| REQUIREMENTS |
Retype only the lines from the one containing "What React, TypeScript" through the one containing "import * as", both included, word for word. Pictures stay out of the copy.

| DATA IN THIS EXERCISE |

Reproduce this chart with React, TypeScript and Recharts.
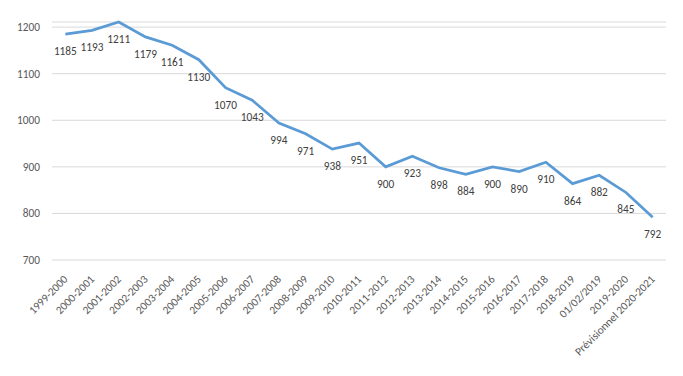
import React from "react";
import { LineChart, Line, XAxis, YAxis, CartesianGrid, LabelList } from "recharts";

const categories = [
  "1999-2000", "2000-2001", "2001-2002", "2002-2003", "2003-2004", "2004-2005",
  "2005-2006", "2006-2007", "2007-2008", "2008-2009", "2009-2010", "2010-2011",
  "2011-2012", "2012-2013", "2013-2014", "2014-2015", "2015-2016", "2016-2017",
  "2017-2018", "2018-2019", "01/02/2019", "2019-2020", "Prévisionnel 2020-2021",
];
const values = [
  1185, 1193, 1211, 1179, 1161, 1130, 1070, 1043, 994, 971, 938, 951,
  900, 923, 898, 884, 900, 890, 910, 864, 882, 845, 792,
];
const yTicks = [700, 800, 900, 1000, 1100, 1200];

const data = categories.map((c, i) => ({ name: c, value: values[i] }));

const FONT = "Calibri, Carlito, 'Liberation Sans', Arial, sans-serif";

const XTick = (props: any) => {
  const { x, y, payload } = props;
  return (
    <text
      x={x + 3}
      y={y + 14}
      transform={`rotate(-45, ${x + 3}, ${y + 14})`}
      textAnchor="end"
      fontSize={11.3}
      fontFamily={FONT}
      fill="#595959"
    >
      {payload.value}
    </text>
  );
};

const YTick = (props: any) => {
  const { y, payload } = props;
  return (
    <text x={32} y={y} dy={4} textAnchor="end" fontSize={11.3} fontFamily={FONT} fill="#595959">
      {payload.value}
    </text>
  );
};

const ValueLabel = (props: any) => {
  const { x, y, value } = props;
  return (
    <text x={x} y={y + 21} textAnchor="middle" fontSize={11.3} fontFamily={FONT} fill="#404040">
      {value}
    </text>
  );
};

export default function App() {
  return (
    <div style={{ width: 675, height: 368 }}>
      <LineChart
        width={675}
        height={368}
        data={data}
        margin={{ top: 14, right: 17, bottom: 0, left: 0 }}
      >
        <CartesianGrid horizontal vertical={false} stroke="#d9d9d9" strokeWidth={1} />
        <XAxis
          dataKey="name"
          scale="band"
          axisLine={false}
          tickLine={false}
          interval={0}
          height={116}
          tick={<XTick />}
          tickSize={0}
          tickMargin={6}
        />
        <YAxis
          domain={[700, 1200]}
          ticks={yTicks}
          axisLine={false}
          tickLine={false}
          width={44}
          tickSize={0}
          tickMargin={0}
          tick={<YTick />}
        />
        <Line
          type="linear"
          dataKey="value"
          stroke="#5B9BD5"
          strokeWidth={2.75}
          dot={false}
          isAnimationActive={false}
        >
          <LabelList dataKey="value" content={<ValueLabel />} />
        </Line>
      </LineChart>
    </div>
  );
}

...

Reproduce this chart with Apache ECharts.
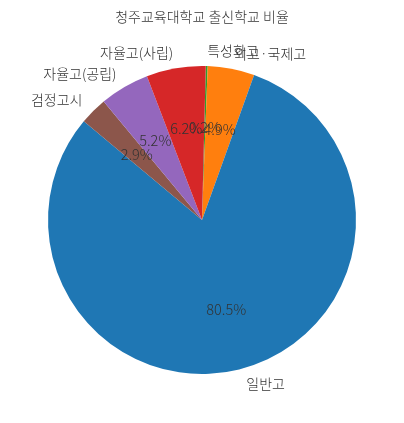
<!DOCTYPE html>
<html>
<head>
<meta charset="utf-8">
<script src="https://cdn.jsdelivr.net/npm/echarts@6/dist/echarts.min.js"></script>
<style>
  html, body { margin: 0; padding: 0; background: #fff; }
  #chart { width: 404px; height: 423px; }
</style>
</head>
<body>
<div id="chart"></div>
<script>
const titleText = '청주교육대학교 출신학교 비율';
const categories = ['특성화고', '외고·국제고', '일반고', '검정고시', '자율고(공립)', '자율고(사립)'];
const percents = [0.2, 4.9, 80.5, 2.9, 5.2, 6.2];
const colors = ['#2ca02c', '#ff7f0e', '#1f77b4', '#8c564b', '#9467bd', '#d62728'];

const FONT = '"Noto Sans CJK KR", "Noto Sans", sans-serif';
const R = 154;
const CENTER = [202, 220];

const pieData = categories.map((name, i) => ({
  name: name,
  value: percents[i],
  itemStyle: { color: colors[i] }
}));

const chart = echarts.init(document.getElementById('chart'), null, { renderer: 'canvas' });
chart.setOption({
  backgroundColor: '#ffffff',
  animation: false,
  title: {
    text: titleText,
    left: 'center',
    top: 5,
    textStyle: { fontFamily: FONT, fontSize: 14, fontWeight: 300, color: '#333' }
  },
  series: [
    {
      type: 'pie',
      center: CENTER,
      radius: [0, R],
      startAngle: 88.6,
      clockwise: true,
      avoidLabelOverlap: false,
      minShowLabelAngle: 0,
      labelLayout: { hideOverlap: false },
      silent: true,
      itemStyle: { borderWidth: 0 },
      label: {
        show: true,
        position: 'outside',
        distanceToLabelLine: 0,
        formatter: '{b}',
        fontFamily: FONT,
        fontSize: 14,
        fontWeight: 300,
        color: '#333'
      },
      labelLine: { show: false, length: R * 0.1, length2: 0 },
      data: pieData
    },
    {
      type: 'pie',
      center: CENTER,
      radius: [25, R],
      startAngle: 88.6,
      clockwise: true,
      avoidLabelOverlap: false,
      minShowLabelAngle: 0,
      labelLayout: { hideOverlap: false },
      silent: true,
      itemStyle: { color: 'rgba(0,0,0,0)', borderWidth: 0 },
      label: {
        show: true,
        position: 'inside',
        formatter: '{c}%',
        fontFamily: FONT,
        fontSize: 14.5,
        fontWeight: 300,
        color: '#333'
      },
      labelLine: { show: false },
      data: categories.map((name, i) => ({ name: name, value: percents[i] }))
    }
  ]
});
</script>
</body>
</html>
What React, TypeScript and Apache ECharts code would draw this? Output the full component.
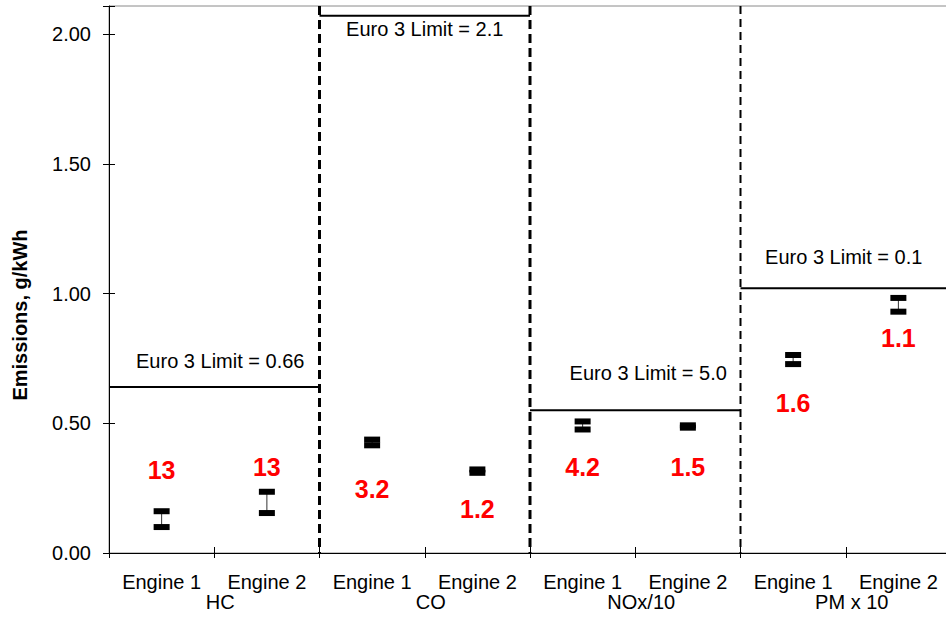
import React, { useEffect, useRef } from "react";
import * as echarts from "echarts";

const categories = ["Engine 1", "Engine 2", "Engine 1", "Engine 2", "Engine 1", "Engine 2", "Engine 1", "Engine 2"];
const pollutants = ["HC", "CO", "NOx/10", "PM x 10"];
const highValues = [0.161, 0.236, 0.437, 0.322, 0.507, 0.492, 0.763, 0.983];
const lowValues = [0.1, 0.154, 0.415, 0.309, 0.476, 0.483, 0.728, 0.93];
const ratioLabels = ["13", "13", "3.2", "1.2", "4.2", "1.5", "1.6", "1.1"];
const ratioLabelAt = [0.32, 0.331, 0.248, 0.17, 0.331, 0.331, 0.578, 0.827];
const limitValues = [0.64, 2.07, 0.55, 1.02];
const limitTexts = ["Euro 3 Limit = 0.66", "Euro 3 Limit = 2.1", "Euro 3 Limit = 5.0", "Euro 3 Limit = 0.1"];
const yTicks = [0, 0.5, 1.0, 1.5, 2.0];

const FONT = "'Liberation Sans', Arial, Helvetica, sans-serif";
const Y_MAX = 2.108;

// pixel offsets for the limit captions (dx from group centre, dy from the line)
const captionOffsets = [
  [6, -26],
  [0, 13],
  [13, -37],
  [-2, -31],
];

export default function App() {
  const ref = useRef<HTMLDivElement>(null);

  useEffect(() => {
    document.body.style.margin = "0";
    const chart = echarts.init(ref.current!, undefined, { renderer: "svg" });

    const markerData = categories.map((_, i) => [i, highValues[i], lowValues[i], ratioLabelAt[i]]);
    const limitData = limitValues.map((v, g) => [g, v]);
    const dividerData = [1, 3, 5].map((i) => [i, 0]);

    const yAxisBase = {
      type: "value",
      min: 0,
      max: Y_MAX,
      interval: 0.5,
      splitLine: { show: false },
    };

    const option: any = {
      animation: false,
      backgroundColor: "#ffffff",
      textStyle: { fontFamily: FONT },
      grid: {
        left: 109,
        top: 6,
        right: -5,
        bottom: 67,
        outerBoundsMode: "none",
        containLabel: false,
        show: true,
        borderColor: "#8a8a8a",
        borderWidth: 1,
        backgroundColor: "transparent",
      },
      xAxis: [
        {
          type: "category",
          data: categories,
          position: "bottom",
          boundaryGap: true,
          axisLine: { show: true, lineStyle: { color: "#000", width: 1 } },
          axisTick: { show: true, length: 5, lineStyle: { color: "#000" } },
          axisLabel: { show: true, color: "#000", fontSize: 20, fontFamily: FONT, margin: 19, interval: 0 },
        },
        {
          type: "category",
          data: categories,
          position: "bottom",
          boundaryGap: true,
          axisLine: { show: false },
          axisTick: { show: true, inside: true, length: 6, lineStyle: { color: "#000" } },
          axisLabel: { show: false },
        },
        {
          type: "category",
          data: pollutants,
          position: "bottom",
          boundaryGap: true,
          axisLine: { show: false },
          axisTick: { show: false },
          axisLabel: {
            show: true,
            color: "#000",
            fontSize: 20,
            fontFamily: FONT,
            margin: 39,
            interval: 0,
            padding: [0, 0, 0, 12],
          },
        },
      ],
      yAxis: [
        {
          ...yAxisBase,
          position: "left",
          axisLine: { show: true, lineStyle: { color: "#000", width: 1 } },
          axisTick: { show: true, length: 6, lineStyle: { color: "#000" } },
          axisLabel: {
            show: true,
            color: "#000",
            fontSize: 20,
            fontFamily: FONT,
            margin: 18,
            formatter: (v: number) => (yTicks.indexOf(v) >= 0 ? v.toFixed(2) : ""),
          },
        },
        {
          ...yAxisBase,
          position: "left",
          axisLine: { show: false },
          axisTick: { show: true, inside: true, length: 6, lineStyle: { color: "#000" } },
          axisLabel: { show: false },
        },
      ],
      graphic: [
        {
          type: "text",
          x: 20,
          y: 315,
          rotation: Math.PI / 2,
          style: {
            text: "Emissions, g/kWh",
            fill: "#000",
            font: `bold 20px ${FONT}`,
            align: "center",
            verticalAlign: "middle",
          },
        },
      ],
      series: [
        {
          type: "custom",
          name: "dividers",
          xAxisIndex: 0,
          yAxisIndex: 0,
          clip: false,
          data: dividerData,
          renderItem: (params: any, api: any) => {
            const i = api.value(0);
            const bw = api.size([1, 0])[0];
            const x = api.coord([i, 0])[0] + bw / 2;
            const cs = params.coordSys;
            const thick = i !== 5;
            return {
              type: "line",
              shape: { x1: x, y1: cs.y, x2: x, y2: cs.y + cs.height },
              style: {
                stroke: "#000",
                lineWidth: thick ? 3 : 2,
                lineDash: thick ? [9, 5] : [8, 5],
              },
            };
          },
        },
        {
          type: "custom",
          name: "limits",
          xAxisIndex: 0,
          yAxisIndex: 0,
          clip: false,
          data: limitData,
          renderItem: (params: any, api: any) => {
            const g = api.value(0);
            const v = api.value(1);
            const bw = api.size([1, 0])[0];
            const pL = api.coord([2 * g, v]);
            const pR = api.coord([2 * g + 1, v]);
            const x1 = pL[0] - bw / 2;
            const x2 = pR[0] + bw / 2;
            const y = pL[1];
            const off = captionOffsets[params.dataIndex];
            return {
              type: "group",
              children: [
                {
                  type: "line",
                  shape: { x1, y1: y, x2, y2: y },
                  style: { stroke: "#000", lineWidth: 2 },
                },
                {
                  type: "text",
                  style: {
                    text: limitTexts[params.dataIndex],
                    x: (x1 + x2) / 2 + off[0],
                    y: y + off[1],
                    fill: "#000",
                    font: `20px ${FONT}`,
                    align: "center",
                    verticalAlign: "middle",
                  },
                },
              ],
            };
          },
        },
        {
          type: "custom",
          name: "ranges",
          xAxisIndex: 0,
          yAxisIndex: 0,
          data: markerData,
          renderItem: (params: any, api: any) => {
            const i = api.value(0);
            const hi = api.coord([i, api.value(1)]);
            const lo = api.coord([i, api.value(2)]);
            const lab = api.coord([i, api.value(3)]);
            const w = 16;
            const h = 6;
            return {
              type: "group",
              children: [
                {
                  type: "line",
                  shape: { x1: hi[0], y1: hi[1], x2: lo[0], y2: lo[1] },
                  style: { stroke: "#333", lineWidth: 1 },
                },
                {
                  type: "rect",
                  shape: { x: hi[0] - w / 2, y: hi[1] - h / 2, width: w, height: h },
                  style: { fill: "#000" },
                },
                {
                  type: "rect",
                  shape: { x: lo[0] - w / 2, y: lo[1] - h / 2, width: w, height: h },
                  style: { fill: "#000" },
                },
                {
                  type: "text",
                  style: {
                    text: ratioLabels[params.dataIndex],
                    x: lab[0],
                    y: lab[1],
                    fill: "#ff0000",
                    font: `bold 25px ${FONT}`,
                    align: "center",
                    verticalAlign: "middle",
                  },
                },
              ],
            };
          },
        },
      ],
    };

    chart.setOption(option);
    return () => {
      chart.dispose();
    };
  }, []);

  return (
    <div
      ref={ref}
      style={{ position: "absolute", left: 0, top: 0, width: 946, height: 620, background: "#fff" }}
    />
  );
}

--

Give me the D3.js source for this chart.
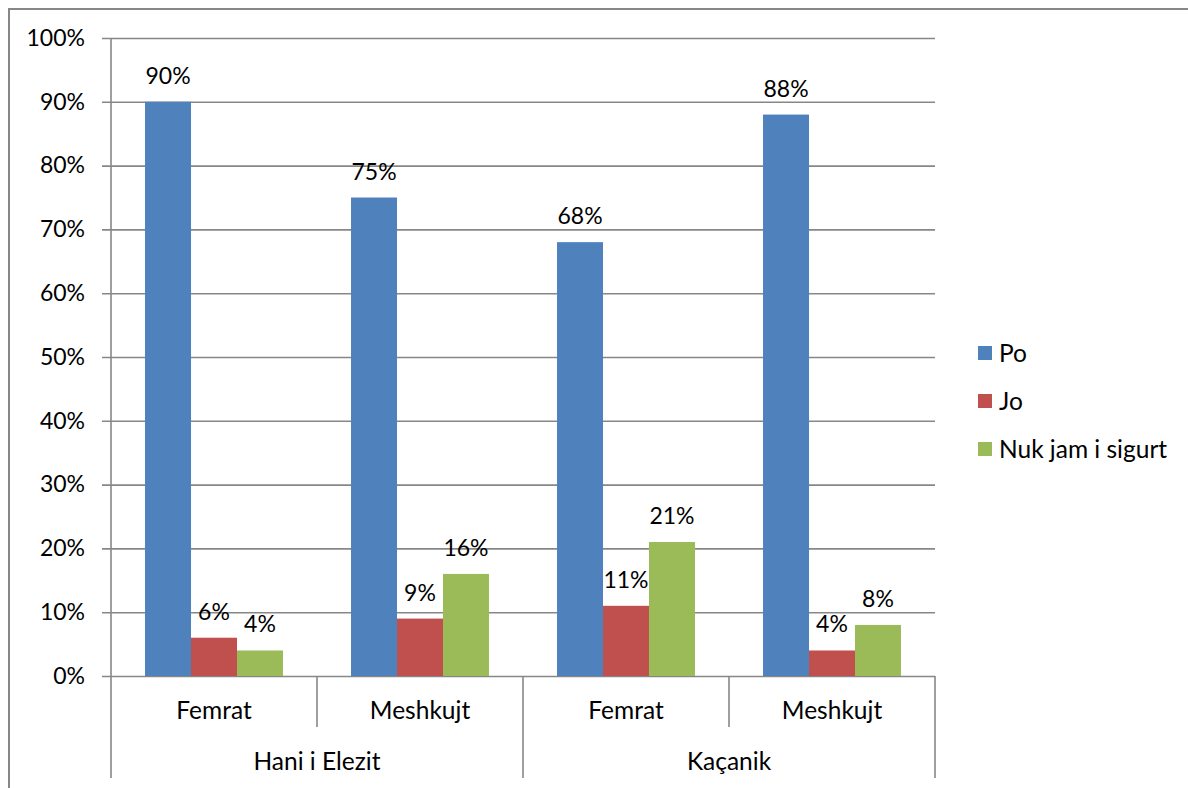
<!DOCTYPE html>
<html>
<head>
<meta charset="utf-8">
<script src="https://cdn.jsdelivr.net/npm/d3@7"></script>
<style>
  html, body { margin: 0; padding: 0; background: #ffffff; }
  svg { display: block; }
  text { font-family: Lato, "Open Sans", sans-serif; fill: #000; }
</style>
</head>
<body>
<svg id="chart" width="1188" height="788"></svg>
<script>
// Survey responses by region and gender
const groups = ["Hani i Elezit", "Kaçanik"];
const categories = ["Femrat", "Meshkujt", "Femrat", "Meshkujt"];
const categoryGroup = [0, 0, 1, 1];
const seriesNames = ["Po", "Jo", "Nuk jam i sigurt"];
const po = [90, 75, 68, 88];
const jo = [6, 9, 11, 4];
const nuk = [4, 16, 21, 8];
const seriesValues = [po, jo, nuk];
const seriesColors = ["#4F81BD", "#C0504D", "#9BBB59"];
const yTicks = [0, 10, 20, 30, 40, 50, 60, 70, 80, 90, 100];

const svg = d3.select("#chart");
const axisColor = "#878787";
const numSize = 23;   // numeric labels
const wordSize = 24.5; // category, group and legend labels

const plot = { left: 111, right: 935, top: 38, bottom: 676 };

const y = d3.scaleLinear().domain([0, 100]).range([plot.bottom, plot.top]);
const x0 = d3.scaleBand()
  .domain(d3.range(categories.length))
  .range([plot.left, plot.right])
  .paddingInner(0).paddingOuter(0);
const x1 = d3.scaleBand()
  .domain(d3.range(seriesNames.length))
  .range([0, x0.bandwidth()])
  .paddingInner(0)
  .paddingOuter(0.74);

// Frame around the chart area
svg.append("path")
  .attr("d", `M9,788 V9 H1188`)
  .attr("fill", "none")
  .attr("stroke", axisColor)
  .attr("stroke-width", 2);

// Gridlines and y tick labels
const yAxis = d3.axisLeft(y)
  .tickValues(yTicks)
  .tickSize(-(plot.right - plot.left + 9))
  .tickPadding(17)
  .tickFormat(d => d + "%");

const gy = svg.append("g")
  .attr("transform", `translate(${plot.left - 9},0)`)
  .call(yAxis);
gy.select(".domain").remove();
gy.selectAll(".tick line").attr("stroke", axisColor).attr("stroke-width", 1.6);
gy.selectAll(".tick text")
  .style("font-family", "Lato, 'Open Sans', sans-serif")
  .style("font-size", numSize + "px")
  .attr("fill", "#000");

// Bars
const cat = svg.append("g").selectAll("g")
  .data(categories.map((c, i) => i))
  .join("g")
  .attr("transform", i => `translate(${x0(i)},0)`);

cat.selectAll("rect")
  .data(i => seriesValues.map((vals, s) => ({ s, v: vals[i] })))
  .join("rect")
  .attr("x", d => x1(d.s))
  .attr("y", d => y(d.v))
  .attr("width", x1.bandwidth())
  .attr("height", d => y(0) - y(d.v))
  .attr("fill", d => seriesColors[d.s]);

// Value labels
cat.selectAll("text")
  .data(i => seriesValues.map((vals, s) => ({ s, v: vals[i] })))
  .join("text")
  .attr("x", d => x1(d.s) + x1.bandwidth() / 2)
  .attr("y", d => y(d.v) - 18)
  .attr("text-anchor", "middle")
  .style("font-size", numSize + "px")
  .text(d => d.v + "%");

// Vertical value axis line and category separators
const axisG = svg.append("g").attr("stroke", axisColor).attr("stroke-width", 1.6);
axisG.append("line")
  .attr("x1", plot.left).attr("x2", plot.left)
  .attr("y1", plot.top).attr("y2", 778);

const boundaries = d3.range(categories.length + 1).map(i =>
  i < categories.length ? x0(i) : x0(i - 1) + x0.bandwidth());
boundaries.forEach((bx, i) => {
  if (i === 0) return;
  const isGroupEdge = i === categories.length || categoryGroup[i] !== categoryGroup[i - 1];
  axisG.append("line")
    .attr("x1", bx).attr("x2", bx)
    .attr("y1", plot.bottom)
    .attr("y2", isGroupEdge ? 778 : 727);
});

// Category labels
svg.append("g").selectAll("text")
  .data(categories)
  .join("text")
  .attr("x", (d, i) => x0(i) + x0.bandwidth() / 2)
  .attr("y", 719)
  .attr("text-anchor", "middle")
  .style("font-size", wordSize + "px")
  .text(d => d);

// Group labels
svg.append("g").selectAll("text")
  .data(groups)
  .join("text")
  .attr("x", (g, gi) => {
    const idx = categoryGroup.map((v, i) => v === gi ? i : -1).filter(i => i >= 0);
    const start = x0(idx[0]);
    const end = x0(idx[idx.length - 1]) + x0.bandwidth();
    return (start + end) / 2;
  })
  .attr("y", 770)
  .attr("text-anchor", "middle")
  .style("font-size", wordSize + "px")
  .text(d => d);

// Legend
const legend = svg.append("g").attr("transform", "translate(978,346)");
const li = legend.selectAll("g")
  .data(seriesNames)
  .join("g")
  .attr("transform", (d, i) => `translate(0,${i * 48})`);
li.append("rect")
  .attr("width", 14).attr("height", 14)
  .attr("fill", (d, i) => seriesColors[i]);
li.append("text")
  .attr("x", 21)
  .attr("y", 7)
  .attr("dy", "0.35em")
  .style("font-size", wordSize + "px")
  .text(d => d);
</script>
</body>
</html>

| WRITTEN SOLUTION |
What React, TypeScript and Apache ECharts code would draw this? Output the full component.
import React, { useEffect, useRef } from "react";
import * as echarts from "echarts";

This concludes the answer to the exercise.